Monday, 6 February 2006

GoodMail Systems and AOL -- What's Going On?

Goodmail Systems has announced that AOL will be using its "postage stamp for email" approach to replace or augment AOL's current "enhanced whitelist" functionality. What's going on?.

In essence, AOL has outsourced some of its whitelist to Goodmail. Goodmail will impose a "tax" on commercial senders, if they wish to have first class delivery to AOL users' inboxes. First class in this context means bypassing spam filters and having images and links function correctly without the user being warned of their potential danger. A portion of the tax revenue is returned to AOL (the amount is undisclosed, but we believe it to be at least half) and the rest is retained by Goodmail.

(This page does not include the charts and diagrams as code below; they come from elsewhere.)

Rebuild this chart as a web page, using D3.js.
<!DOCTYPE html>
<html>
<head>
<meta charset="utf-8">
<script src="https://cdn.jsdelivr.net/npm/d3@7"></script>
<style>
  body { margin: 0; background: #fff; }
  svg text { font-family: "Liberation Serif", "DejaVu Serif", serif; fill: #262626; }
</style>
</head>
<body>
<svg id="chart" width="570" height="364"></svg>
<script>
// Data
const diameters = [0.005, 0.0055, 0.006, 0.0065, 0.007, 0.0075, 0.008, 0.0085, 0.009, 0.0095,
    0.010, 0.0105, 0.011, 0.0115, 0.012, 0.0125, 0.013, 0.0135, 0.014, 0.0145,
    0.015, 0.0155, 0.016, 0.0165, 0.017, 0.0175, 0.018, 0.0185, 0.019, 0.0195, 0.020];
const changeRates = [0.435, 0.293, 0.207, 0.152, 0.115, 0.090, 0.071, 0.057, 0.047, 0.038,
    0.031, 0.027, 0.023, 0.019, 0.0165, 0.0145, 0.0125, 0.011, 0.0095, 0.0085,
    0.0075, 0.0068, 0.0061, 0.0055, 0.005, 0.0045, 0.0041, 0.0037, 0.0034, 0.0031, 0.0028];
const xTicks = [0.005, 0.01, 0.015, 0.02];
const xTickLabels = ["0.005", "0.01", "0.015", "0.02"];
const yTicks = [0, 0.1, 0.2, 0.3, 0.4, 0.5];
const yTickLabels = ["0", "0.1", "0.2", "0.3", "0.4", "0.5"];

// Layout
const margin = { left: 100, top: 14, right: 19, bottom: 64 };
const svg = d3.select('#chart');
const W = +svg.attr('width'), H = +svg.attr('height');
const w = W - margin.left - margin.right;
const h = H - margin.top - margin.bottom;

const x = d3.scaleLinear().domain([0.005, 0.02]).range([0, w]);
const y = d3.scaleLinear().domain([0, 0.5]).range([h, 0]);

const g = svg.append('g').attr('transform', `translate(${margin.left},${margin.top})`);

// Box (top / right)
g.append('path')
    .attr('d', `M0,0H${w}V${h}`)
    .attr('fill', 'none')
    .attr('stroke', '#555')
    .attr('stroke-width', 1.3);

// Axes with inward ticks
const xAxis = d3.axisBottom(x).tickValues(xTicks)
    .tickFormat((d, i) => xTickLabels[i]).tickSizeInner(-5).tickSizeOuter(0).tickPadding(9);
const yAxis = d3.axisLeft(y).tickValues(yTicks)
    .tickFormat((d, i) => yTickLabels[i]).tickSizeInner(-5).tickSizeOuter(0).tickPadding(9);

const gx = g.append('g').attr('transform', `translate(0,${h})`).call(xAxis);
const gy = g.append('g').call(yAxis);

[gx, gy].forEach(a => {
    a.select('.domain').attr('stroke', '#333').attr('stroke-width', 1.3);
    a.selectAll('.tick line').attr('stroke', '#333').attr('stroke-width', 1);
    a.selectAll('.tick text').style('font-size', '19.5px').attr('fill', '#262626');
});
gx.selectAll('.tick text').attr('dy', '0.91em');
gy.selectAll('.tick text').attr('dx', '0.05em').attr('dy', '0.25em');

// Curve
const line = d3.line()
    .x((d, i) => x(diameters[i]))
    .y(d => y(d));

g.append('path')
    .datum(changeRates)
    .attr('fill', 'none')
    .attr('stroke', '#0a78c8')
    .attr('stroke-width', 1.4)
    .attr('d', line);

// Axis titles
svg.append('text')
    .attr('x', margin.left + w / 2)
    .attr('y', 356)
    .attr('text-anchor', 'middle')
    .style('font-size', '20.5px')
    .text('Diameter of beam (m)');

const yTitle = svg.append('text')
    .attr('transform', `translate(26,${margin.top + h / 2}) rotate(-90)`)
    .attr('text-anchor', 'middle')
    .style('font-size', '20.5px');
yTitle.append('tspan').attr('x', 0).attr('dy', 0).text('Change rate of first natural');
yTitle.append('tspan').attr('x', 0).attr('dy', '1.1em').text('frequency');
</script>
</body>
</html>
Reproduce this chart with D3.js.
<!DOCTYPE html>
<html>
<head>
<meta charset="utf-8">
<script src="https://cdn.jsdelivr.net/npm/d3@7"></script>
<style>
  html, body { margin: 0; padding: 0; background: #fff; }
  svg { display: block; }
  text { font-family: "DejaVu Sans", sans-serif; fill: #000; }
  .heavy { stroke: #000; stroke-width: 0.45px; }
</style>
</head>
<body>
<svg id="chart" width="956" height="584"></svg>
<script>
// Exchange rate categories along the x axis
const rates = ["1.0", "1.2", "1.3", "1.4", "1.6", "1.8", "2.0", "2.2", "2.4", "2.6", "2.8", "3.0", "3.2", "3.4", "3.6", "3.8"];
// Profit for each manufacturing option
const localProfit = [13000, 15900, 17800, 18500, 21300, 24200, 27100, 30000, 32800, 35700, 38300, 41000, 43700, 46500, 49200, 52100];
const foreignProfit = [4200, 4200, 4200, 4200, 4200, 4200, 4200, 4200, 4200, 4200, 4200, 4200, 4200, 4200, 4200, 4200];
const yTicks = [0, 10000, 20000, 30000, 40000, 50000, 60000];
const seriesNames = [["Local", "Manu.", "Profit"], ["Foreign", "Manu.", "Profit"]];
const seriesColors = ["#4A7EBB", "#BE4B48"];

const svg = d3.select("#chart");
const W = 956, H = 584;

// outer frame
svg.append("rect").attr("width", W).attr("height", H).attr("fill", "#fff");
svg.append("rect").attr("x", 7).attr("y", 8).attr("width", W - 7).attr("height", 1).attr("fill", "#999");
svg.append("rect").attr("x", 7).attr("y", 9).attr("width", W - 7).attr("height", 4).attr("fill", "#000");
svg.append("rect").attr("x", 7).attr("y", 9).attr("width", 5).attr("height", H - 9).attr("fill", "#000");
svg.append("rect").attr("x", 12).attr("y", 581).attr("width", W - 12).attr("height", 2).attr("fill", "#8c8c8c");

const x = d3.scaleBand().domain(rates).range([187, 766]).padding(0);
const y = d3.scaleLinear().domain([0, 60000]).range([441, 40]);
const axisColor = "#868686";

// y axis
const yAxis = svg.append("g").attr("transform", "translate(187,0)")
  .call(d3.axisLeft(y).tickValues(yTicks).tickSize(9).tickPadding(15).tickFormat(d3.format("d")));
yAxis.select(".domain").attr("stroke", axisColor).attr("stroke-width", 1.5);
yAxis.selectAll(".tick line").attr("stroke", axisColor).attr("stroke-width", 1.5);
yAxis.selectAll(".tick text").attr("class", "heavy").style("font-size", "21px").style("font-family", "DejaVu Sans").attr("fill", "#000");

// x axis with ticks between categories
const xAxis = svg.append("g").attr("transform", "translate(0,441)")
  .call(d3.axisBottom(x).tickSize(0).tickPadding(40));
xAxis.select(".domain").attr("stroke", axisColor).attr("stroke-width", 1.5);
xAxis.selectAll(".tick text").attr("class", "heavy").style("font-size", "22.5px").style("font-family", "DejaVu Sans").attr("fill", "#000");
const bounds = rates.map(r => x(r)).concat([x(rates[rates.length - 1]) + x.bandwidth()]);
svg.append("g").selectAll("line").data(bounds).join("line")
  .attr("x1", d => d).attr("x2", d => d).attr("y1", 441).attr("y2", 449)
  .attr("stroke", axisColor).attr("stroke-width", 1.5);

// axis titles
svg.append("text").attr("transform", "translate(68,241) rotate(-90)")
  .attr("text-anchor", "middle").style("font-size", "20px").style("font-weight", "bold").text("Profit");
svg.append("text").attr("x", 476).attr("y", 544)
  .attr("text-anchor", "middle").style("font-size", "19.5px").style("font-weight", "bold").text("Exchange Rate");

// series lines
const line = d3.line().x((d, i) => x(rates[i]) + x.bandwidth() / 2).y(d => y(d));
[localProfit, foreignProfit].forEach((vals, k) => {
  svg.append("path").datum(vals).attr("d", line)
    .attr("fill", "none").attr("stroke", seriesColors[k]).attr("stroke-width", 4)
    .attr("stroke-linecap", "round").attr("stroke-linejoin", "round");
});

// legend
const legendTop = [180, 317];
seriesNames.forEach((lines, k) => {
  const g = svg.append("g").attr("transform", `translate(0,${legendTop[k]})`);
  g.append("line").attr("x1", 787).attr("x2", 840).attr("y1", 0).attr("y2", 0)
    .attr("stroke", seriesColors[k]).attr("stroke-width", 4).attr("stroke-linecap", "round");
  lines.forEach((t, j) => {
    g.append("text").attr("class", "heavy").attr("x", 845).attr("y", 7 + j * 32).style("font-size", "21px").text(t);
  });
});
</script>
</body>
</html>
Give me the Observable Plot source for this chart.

This is an interesting service provided to senders by Goodmail -- the value provided in return for the fees is that senders get better delivery rates and more accurate feedback about whether messages got delivered and/or opened. However, there are also negative implications.

Some senders will object to being "held to ransom." The danger to Goodmail and AOL is that one of the big senders will be big enough to encourage AOL users to use a different email service. Alternatively, they may simply put more emphasis on their own portal messaging systems, like eBay is beginning to. Then they just have to send short text-only mails to AOL users to ask them to check the eBay site.

And what of the poor AOL customer? As I've said before, Goodmail adds no practical value from the user's perspective. Goodmail (and Iconix) deliberately miss the opportunity to protect them from phishing -- there's no big red flashing warning icon when a phishing email is received.